TASK PROMPT:
Your copy of the material below should match it exactly, except that it holds no pictures.

* * * * *

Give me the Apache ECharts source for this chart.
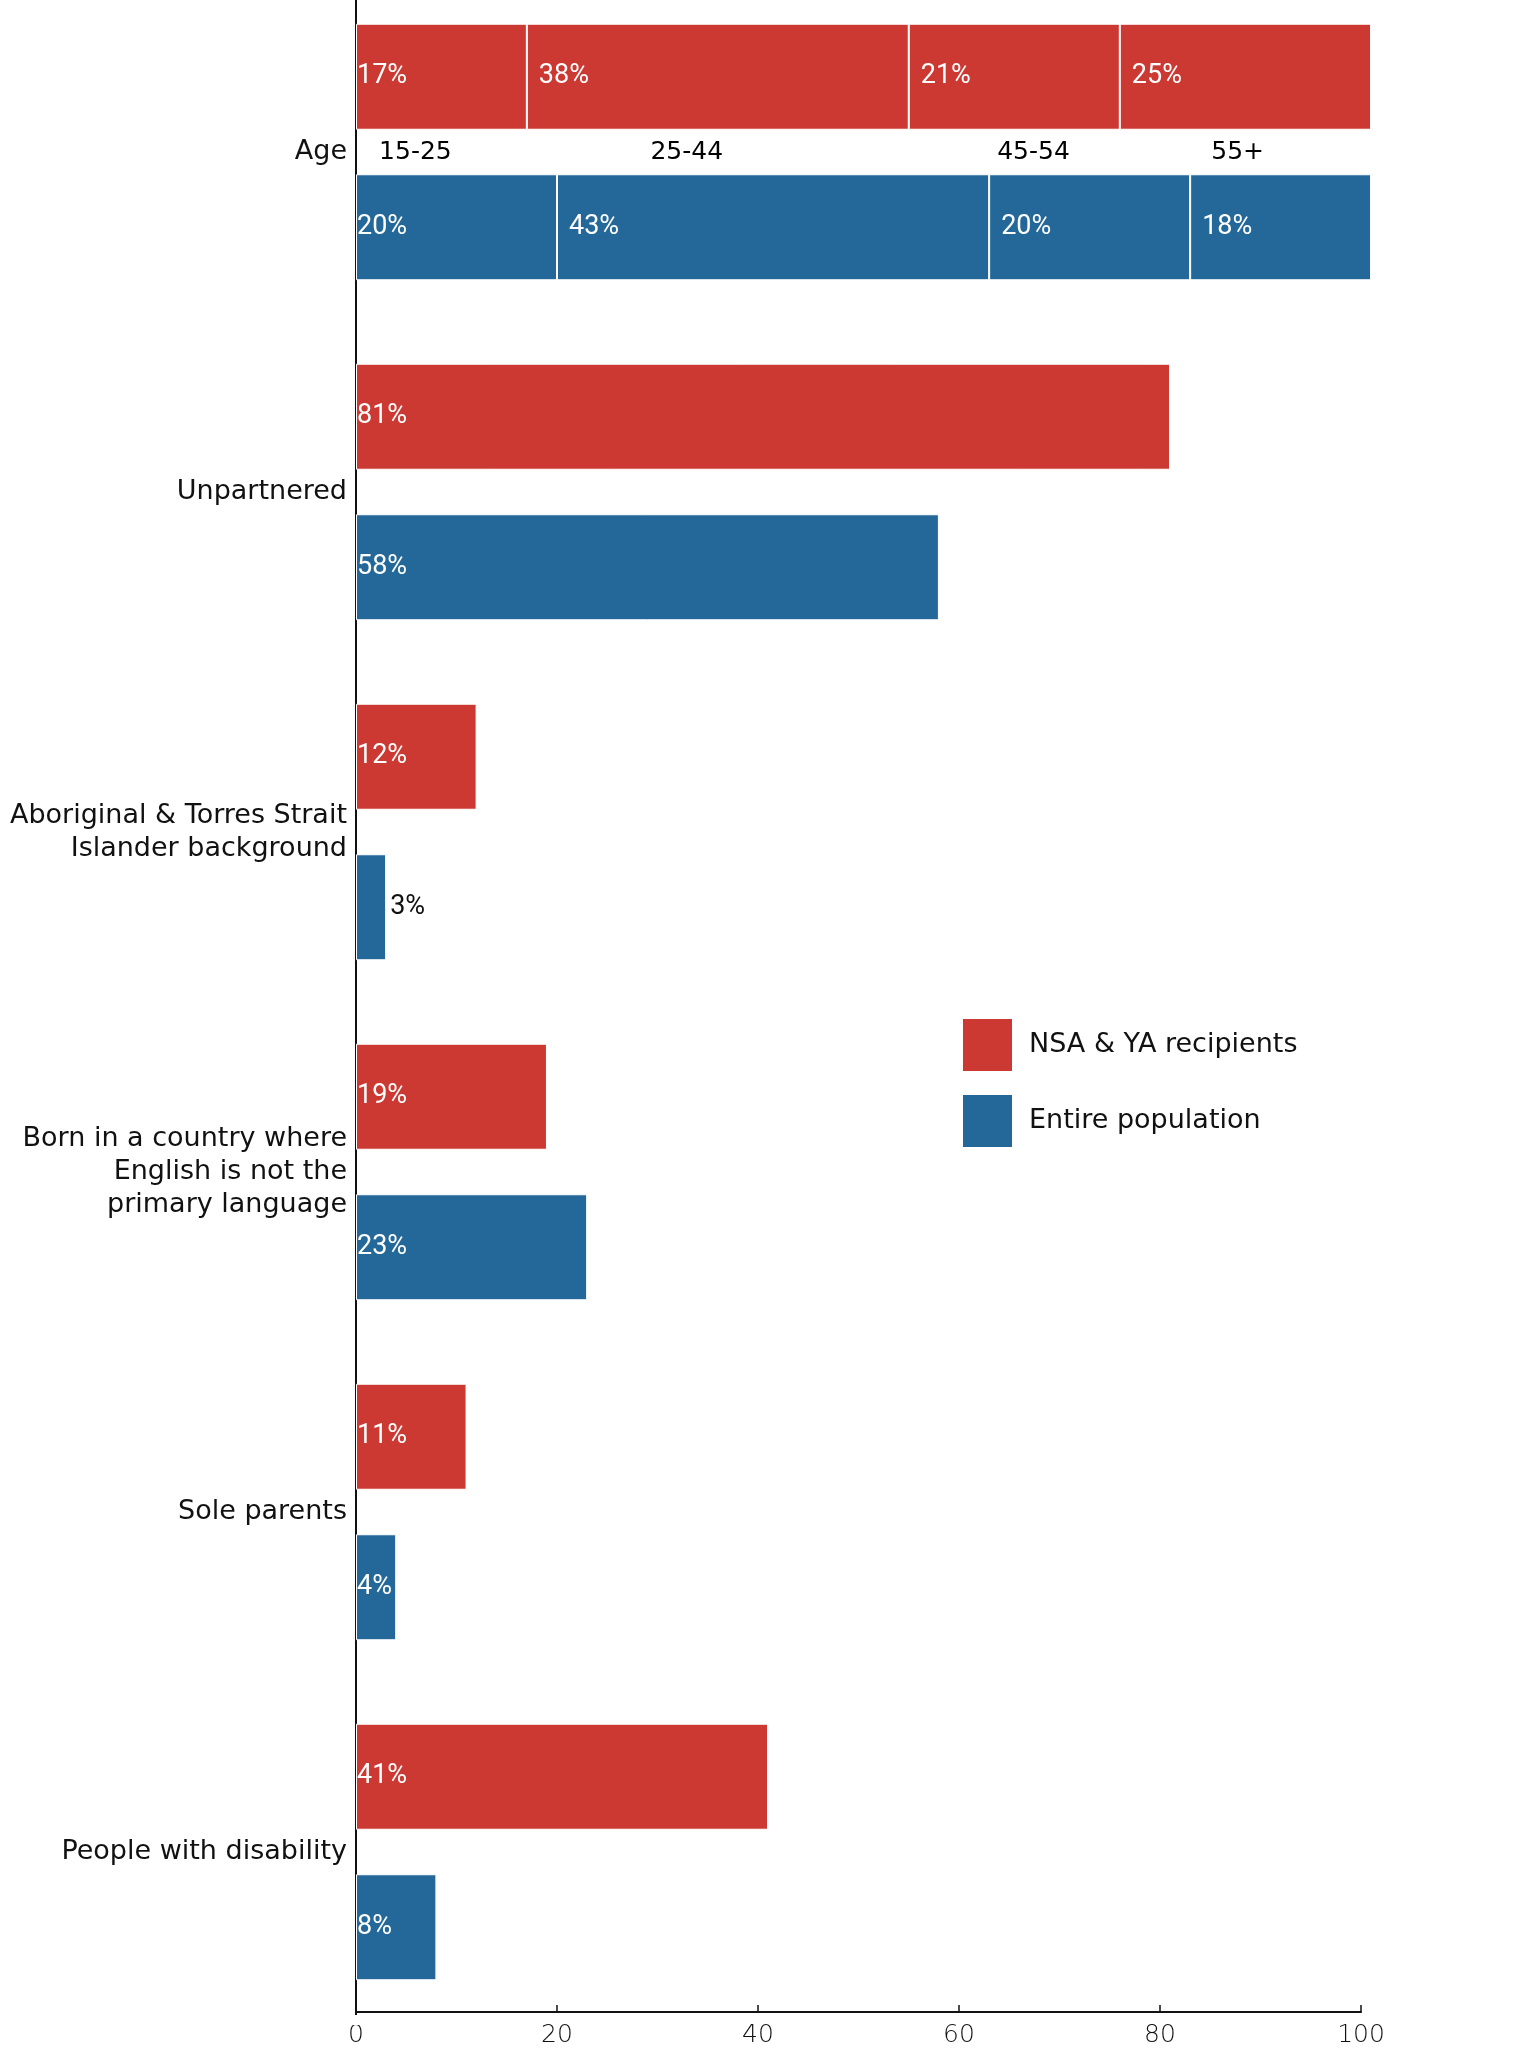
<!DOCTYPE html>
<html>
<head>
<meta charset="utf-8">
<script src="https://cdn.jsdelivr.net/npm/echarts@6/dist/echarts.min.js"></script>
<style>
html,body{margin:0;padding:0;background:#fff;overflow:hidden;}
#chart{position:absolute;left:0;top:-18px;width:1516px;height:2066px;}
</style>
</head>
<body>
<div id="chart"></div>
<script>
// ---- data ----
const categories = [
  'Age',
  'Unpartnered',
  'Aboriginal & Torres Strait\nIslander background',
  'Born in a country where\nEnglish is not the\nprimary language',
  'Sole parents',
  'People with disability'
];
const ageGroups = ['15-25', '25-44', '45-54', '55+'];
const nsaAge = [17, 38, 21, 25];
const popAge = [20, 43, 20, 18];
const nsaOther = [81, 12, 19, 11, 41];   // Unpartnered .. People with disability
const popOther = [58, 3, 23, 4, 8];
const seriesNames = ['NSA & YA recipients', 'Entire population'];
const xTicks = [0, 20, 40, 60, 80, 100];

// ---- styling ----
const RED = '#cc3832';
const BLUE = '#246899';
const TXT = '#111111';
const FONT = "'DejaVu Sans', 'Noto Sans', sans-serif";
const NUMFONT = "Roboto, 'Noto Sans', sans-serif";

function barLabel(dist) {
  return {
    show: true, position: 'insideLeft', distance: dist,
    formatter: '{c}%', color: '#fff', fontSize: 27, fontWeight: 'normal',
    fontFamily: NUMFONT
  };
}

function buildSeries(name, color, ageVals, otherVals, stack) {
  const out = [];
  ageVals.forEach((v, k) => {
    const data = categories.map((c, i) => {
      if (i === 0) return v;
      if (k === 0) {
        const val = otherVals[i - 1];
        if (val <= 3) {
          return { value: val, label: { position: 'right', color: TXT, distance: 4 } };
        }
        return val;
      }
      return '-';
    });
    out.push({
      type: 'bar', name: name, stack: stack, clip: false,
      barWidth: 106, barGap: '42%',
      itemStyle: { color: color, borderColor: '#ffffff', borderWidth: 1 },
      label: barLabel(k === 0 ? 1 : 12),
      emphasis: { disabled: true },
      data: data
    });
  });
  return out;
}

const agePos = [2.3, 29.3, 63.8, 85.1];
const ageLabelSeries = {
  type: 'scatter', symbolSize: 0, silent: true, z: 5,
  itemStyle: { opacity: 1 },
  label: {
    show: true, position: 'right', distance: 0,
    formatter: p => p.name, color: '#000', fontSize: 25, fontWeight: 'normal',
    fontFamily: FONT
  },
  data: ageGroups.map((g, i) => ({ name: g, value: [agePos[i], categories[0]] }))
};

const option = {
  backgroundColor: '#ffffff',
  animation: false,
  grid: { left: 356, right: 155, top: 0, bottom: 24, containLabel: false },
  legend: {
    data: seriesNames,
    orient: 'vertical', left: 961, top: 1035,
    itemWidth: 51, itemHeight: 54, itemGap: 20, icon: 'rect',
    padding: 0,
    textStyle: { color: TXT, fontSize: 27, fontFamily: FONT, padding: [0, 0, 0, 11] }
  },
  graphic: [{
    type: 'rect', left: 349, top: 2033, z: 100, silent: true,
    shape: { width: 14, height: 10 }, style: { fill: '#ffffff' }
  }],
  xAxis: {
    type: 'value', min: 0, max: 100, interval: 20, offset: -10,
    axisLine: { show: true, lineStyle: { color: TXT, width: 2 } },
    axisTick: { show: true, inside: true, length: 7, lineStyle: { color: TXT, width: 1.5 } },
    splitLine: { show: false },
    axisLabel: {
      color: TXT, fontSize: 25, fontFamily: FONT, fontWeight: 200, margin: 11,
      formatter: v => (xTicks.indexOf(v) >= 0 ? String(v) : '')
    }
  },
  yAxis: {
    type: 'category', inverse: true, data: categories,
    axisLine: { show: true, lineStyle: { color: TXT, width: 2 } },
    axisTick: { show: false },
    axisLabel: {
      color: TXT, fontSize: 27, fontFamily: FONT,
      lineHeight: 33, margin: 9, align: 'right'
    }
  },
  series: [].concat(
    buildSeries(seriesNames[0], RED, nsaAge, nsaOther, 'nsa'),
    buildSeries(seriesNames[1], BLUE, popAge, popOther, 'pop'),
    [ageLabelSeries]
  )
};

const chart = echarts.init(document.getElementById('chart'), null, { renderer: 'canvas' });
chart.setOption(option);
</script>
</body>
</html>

* * * * *

OUTPUT FOR THIS TASK:
Give me the Apache ECharts source for this chart.
<!DOCTYPE html>
<html>
<head>
<meta charset="utf-8">
<script src="https://cdn.jsdelivr.net/npm/echarts@6/dist/echarts.min.js"></script>
<style>
html,body{margin:0;padding:0;background:#fff;overflow:hidden;}
#chart{position:absolute;left:0;top:-18px;width:1516px;height:2066px;}
</style>
</head>
<body>
<div id="chart"></div>
<script>
// ---- data ----
const categories = [
  'Age',
  'Unpartnered',
  'Aboriginal & Torres Strait\nIslander background',
  'Born in a country where\nEnglish is not the\nprimary language',
  'Sole parents',
  'People with disability'
];
const ageGroups = ['15-25', '25-44', '45-54', '55+'];
const nsaAge = [17, 38, 21, 25];
const popAge = [20, 43, 20, 18];
const nsaOther = [81, 12, 19, 11, 41];   // Unpartnered .. People with disability
const popOther = [58, 3, 23, 4, 8];
const seriesNames = ['NSA & YA recipients', 'Entire population'];
const xTicks = [0, 20, 40, 60, 80, 100];

// ---- styling ----
const RED = '#cc3832';
const BLUE = '#246899';
const TXT = '#111111';
const FONT = "'DejaVu Sans', 'Noto Sans', sans-serif";
const NUMFONT = "Roboto, 'Noto Sans', sans-serif";

function barLabel(dist) {
  return {
    show: true, position: 'insideLeft', distance: dist,
    formatter: '{c}%', color: '#fff', fontSize: 27, fontWeight: 'normal',
    fontFamily: NUMFONT
  };
}

function buildSeries(name, color, ageVals, otherVals, stack) {
  const out = [];
  ageVals.forEach((v, k) => {
    const data = categories.map((c, i) => {
      if (i === 0) return v;
      if (k === 0) {
        const val = otherVals[i - 1];
        if (val <= 3) {
          return { value: val, label: { position: 'right', color: TXT, distance: 4 } };
        }
        return val;
      }
      return '-';
    });
    out.push({
      type: 'bar', name: name, stack: stack, clip: false,
      barWidth: 106, barGap: '42%',
      itemStyle: { color: color, borderColor: '#ffffff', borderWidth: 1 },
      label: barLabel(k === 0 ? 1 : 12),
      emphasis: { disabled: true },
      data: data
    });
  });
  return out;
}

const agePos = [2.3, 29.3, 63.8, 85.1];
const ageLabelSeries = {
  type: 'scatter', symbolSize: 0, silent: true, z: 5,
  itemStyle: { opacity: 1 },
  label: {
    show: true, position: 'right', distance: 0,
    formatter: p => p.name, color: '#000', fontSize: 25, fontWeight: 'normal',
    fontFamily: FONT
  },
  data: ageGroups.map((g, i) => ({ name: g, value: [agePos[i], categories[0]] }))
};

const option = {
  backgroundColor: '#ffffff',
  animation: false,
  grid: { left: 356, right: 155, top: 0, bottom: 24, containLabel: false },
  legend: {
    data: seriesNames,
    orient: 'vertical', left: 961, top: 1035,
    itemWidth: 51, itemHeight: 54, itemGap: 20, icon: 'rect',
    padding: 0,
    textStyle: { color: TXT, fontSize: 27, fontFamily: FONT, padding: [0, 0, 0, 11] }
  },
  graphic: [{
    type: 'rect', left: 349, top: 2033, z: 100, silent: true,
    shape: { width: 14, height: 10 }, style: { fill: '#ffffff' }
  }],
  xAxis: {
    type: 'value', min: 0, max: 100, interval: 20, offset: -10,
    axisLine: { show: true, lineStyle: { color: TXT, width: 2 } },
    axisTick: { show: true, inside: true, length: 7, lineStyle: { color: TXT, width: 1.5 } },
    splitLine: { show: false },
    axisLabel: {
      color: TXT, fontSize: 25, fontFamily: FONT, fontWeight: 200, margin: 11,
      formatter: v => (xTicks.indexOf(v) >= 0 ? String(v) : '')
    }
  },
  yAxis: {
    type: 'category', inverse: true, data: categories,
    axisLine: { show: true, lineStyle: { color: TXT, width: 2 } },
    axisTick: { show: false },
    axisLabel: {
      color: TXT, fontSize: 27, fontFamily: FONT,
      lineHeight: 33, margin: 9, align: 'right'
    }
  },
  series: [].concat(
    buildSeries(seriesNames[0], RED, nsaAge, nsaOther, 'nsa'),
    buildSeries(seriesNames[1], BLUE, popAge, popOther, 'pop'),
    [ageLabelSeries]
  )
};

const chart = echarts.init(document.getElementById('chart'), null, { renderer: 'canvas' });
chart.setOption(option);
</script>
</body>
</html>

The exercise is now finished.